Dive Brief:
- Regulators last year authorized San Diego Gas & Electric to spend almost $40 million improving its demand response programs, but they are unsatisfied with how the utility has been performing thus far.
- Earlier this month the California Public Utilities Commission sent the utility a letter alleging it had not sufficiently worked to expand customer knowledge of demand response programs or to bring in third-party vendors to propose solutions.
- The San Diego Union-Tribune reports SDG&E installed more than 15,000 smart thermostats last year and intends to show regulators how its programs are in compliance.
Dive Insight:
When San Diego Gas & Electric updated regulators in January as to the status of their demand response programs, it was mostly done in the "future tense," according to the Union-Tribune. But the improvements, which regulators authorized to the tune of $39.8 million last year, should already have been in progress.
“SDG&E’s program improvement plans are insufficient or inconsistent with the program improvements it was directed to implement,” CPUC Energy Division Director Ed Randolph told the utility in a letter earlier this month.

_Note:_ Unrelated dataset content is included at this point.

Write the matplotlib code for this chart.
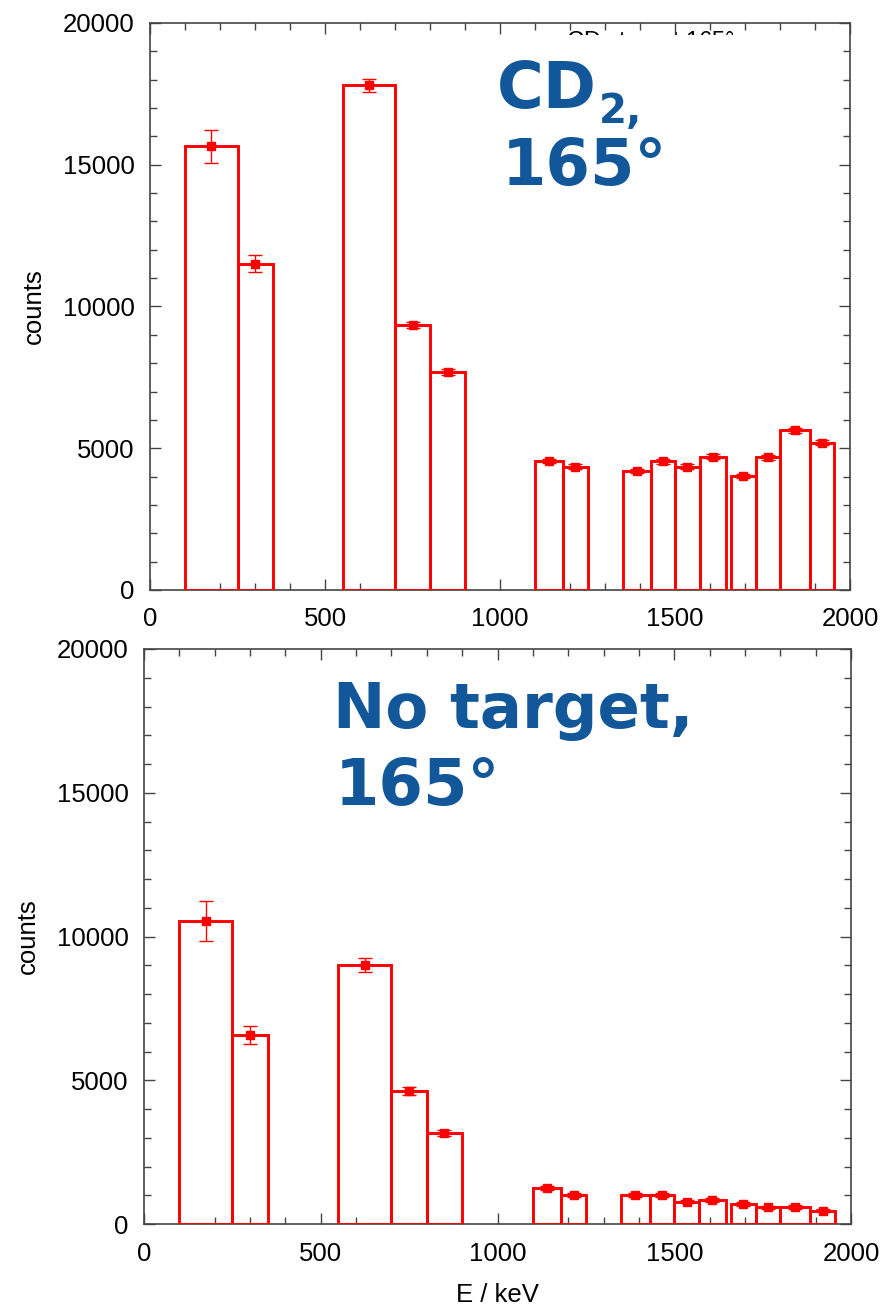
import numpy as np
import matplotlib
matplotlib.use("Agg")
import matplotlib.pyplot as plt
from matplotlib.ticker import MultipleLocator
from matplotlib.patches import Rectangle

# ---- data ----
bin_lo = np.array([100, 250, 550, 700, 800, 1100, 1180, 1350, 1430, 1500, 1570, 1660, 1730, 1800, 1885])
bin_hi = np.array([250, 350, 700, 800, 900, 1180, 1250, 1430, 1500, 1570, 1645, 1730, 1800, 1885, 1955])

cd2_counts = np.array([15650, 11500, 17800, 9350, 7680, 4550, 4350, 4200, 4540, 4350, 4700, 4020, 4680, 5630, 5200])
cd2_errs = np.array([580, 300, 220, 120, 100, 80, 80, 80, 80, 80, 80, 80, 80, 80, 80])

notarget_counts = np.array([10550, 6570, 9000, 4630, 3175, 1250, 1010, 1020, 1020, 780, 840, 700, 580, 590, 465])
notarget_errs = np.array([690, 320, 240, 130, 100, 80, 70, 70, 70, 60, 60, 60, 60, 60, 60])

xticks = [0, 500, 1000, 1500, 2000]
yticks = [0, 5000, 10000, 15000, 20000]

plt.rcParams['font.family'] = ['Liberation Sans', 'DejaVu Sans']
BLUE = '#11579A'
AXC = '#444444'

fig = plt.figure(figsize=(8.89, 13.06), dpi=100)
W, H = 889, 1306
ax1 = fig.add_axes([150 / W, 1 - 590 / H, 700 / W, 567 / H])
ax2 = fig.add_axes([144 / W, 1 - 1224 / H, 707 / W, 575 / H])


def draw(ax, counts, errs, xlabel_pad):
    ax.bar(bin_lo, counts, width=bin_hi - bin_lo, align='edge', fill=False,
           edgecolor='red', linewidth=2.1, zorder=3)
    centers = (bin_lo + bin_hi) / 2
    ax.errorbar(centers, counts, yerr=errs, fmt='s', color='red', ms=6,
                capsize=5, elinewidth=1.0, capthick=1.0, zorder=4)
    ax.set_xlim(0, 2000)
    ax.set_ylim(0, 20000)
    ax.set_xticks(xticks)
    ax.set_yticks(yticks)
    ax.xaxis.set_minor_locator(MultipleLocator(100))
    ax.yaxis.set_minor_locator(MultipleLocator(1000))
    ax.tick_params(which='both', direction='in', top=True, right=True,
                   color=AXC, width=1.0, labelsize=18.5)
    ax.tick_params(which='major', length=8)
    ax.tick_params(which='minor', length=5)
    ax.tick_params(axis='y', pad=11)
    ax.tick_params(axis='x', pad=xlabel_pad)
    for s in ax.spines.values():
        s.set_color(AXC)
        s.set_linewidth(1.2)
    ax.set_ylabel('counts', fontsize=18.5, labelpad=12)


draw(ax1, cd2_counts, cd2_errs, 12)
draw(ax2, notarget_counts, notarget_errs, 13)
ax2.set_xlabel('E / keV', fontsize=18.5, labelpad=12)

# partially hidden original title in top panel
ax1.text(0.714, (590 - 29) / 567, 'CD$_2$ target 165°', transform=ax1.transAxes, ha='center',
         va='top', fontsize=17, color='black', zorder=1)
ax1.add_patch(Rectangle((0.45, 0.62), 0.5, (590 - 35) / 567 - 0.62, transform=ax1.transAxes,
                        facecolor='white', edgecolor='none', zorder=2))

# big annotations
big = dict(color=BLUE, fontweight='bold', family='DejaVu Sans', zorder=5)
ax1.text(0.496, 0.850, 'CD', transform=ax1.transAxes, ha='left', va='baseline', fontsize=46, **big)
ax1.text(0.641, 0.823, '2,', transform=ax1.transAxes, ha='left', va='baseline', fontsize=29, **big)
ax1.text(0.503, 0.714, '165°', transform=ax1.transAxes, ha='left', va='baseline', fontsize=46, **big)

ax2.text(0.267, 0.863, 'No target,', transform=ax2.transAxes, ha='left', va='baseline', fontsize=45, **big)
ax2.text(0.270, 0.729, '165°', transform=ax2.transAxes, ha='left', va='baseline', fontsize=46, **big)

fig.savefig('out.png', dpi=100, facecolor='white')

A spokesperson for the utility told the newspaper the company will be responding to show that it is in compliance, and highlighted the power provider's efforts so far: More than 15,000 smart thermostats installed last year, and a 70 MW power reduction during a heat wave last year.
SDG&E currently has a number of demand response programs offered to residential and commercial customers. Its "Summer Saver" plan is a direct load control program allowing it to cycle a customer's air conditioner anywhere from one to 15 days per season. Qualifying customers can’t exceed usage of 100 kW at any point in a 12-month period.
Its Base Interruptible Program targets businesses that can reduce electric load by 15% of their monthly average peak demand, or a minimum of 100 kilowatts (kW). The utility said customers can enroll directly with SDG&E or via a third-party aggregator.